Casos suspeitos são isolados em escola dentro da tribo; ervas medicinais são usadas para prevenir doença
Os portões da aldeia Krukutu, em uma área isolada de Parelheiros (extremo sul de SP), estão fechados com cadeado. Na entrada, uma placa avisa que a entrada de estranhos é proibida devido ao coronavírus.
Mesmo com isolamento geográfico da terra indígena e a quarentena, o coronavírus já chegou até a aldeia. Um grupo de índios contaminados está isolado em uma escola, enquanto os demais passam por testagem em massa.
A aldeia Krukutu, a cerca de 40 km do centro de São Paulo, é habitada por aproximadamente 30 guaranis. A terra fica na área de Proteção Ambiental Capivari – Monos, às margens da represa Billlings, na divisa com São Bernardo do Campo.
A terra indígena fica a 16 km do centro de Parelheiros, bairro do extremo sul onde as mortes ligadas ao coronavírus (suspeitas ou não) mais crescem —elas subiram 142% na primeira quinzena de maio, passando de 24 para 58, o maior crescimento do período.
Dentro da unidade, o clima é de apreensão. Na terça-feira (19), a educadora Janinha Gabriel, 42, chegou ao local desesperada, procurando lideranças da aldeia.
Ela teve o filho e um genro infectados pela doença. “Meu filho está em casa ainda, mas vai ser trazido daqui a pouquinho para o isolamento. Meu genro já está isolado”, diz. “Não sei como eu faço, estamos isolados aqui”, diz ela, que chora ao falar da situação.
Na aldeia, há um posto de saúde que auxilia no tratamento e na testagem dos casos suspeitos. Além disso, o Ceci (Centro de Educação e Cultura Indígena Krukutu), que teve as aulas interrompidas, tem servido para abrigar os casos confirmados.
Segundo moradores da tribo, ao menos três pessoas já tiveram a infecção confirmada por testes. Eles não sabem dizer, porém, quantos são os casos suspeitos.
A maioria das famílias que vivem ali já foram testadas para Covid-19 e os resultados devem sair em breve. Enquanto isso, a saída é reforçar o isolamento.
As visitas de turistas, nas quais os indíos divulgam sua cultura e aproveitam para vender artesanato, foram todas canceladas.
“A gente fechou o portão para os brancos não chegarem aqui na aldeia. Como a gente mora no meio da floresta, tem uma tranquilidade melhor. Porque a gente vê que na cidade a coisa tá feia. Como as casas aqui são uma longe da outra, a gente fica mais prevenido”, diz o escritor Olívio Jekupé, 54, morador da tribo.
Ele afirma que o modo de viver dos indígenas favorece a quarentena. “Na prática, a gente já vive numa quarentena, porque a gente já tem esse costume de ficar isolado”.

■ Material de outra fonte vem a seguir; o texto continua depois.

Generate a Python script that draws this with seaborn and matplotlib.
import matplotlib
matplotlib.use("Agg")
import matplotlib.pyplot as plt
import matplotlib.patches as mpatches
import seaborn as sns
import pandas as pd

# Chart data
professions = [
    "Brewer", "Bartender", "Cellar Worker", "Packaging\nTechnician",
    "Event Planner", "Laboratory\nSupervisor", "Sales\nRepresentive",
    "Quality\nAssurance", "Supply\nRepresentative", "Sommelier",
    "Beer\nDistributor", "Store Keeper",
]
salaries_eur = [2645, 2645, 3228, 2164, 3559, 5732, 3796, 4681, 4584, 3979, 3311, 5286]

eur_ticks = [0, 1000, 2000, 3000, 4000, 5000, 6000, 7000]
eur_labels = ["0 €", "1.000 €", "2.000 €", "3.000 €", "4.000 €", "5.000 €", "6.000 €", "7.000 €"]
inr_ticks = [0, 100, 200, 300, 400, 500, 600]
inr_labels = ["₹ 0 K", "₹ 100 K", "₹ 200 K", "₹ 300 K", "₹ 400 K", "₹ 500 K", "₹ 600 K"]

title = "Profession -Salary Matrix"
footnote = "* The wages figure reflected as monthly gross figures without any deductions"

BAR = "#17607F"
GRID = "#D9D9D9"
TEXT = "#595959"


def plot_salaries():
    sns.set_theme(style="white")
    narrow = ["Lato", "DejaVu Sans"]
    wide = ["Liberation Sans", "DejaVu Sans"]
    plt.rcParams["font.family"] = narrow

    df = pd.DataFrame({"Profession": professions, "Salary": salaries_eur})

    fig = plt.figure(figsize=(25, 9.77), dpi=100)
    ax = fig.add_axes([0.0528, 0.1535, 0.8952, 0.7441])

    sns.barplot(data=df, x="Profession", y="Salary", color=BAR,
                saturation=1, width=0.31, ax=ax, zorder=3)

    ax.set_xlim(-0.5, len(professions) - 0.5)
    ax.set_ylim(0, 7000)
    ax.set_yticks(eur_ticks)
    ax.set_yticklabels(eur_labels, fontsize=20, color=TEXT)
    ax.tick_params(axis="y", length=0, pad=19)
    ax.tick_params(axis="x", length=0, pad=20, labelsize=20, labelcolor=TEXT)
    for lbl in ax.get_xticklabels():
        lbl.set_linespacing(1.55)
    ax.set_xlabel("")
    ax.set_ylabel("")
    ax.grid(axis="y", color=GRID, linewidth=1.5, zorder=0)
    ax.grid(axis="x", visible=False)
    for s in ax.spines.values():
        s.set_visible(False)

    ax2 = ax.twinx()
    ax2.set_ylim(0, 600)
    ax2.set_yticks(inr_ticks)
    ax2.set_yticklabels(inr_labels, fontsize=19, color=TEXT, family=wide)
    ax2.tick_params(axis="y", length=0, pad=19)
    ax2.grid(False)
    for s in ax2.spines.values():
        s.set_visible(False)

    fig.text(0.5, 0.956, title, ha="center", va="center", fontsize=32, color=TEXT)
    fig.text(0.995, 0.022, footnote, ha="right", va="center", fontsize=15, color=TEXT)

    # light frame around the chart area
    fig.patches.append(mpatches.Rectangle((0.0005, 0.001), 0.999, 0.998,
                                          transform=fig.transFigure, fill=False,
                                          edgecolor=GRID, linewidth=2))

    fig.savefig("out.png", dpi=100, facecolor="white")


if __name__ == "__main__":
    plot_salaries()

Jekupé afirma que, embora a aldeia esteja assistida por médicos, o conhecimento indígena também ajuda a combater a doença.
“Tem um postinho de saúde, que tem uma equipe médica que trabalha de segunda a sexta. A gente sempre tem a parte do branco, que seria o médico, mas a gente tem o pajé, que tem esses conhecimentos de remédio, porque a gente tem que fazer tudo junto”, diz.

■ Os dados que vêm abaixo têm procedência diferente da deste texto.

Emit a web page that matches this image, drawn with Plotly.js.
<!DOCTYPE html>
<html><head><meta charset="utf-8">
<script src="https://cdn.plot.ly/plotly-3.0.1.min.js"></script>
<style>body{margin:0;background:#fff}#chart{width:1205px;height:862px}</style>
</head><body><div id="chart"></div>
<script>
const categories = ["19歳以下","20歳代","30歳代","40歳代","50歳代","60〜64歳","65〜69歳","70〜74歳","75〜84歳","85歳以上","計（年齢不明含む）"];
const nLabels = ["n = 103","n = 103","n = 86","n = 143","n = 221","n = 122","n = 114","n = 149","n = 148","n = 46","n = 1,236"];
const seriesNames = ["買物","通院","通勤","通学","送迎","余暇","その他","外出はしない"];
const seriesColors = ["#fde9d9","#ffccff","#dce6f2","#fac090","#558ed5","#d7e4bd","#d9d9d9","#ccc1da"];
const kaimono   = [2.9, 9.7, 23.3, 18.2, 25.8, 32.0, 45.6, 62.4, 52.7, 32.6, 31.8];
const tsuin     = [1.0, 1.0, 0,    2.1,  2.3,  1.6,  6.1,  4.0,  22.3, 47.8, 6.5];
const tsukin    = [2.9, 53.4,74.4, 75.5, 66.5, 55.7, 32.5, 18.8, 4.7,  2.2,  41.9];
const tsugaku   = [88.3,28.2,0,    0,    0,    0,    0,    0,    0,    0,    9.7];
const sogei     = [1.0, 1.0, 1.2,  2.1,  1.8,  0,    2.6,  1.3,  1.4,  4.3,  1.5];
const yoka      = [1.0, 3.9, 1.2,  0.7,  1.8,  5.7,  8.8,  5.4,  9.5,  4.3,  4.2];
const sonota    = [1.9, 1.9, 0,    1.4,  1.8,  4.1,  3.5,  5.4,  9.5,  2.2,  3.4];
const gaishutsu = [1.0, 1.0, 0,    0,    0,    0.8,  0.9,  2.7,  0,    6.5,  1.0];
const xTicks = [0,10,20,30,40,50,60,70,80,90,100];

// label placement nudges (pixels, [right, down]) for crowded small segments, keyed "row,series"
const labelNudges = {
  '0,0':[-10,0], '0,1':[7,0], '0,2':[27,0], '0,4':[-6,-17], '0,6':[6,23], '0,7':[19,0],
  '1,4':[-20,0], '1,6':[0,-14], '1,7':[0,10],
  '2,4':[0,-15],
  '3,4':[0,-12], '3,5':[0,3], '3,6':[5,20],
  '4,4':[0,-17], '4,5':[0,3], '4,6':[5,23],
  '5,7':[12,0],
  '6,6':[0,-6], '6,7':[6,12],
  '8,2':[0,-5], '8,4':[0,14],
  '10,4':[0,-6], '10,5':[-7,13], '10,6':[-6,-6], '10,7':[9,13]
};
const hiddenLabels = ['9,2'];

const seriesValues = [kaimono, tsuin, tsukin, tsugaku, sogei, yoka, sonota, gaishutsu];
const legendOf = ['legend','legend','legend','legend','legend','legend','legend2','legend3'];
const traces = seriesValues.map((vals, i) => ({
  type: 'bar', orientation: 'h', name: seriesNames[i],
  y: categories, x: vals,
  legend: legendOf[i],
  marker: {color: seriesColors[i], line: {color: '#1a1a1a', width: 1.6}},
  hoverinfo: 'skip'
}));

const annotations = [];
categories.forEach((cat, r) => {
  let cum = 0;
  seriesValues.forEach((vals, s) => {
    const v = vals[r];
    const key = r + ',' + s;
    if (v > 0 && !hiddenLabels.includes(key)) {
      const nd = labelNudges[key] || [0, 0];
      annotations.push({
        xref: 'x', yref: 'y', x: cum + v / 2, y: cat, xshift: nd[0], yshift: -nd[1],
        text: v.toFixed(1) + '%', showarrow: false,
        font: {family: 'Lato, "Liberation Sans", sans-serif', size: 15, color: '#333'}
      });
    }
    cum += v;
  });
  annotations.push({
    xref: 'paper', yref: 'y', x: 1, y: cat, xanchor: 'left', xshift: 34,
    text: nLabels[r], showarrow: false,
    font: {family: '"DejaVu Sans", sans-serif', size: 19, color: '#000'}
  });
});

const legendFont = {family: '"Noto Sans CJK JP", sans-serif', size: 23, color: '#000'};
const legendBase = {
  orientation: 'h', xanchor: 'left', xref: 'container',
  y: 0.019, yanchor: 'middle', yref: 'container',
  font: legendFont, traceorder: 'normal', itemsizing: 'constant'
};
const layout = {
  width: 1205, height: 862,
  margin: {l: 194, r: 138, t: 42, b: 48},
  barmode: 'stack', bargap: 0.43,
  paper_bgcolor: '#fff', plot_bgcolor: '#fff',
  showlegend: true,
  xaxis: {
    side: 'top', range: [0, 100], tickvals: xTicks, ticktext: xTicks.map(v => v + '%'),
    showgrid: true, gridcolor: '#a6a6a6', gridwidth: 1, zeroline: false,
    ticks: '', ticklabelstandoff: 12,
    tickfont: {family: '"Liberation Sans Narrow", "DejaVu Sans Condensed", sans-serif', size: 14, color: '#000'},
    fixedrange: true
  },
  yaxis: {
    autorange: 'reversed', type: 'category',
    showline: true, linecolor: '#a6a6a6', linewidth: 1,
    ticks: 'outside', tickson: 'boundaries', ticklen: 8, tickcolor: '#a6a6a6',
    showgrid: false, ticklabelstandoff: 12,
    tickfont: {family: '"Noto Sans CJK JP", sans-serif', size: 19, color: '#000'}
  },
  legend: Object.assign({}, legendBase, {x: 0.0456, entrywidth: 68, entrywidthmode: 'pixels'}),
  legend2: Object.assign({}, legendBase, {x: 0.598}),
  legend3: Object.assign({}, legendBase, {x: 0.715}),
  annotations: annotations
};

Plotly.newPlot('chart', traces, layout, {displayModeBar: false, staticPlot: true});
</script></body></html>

“Onde branco vê mato, para nós é remédio. Se você anda pelo mato está cheio de remédio. O remédio, se você toma, de repente se você pegar [coronavírus] ele vai ajudar a equilibrar”, completa Jekupé, que não quis dizer à reportagem os nomes das ervas, temendo que alguém resolvesse patentear.
Essa não é a única tribo de São Paulo que convive com a doença. Em abril, os habitantes da Terra Indígena do Jaraguá, divulgaram que a doença chegou até lá.
“É triste a notícia, mas também já era algo esperado, por estarmos na terra indígena mais exposta no momento, no meio da cidade de São Paulo, no meio dessa grande metrópole, onde mais vêm ocorrendo os casos de covid. Estando nessa situação, já era previsto que a covid-19 ia chegar até a nossa comunidade, que ia nos alcançar e que íamos passar por esse momento”, afirmou Thiago Henrique Karai Djekupe, apoiador de saúde indígena da Terra Indígena do Jaraguá, no mês passado.
Segundo o setor de saúde indígena do Ministério da Saúde, no país houve ao menos 526 casos confirmados nesta população, com 27 óbitos.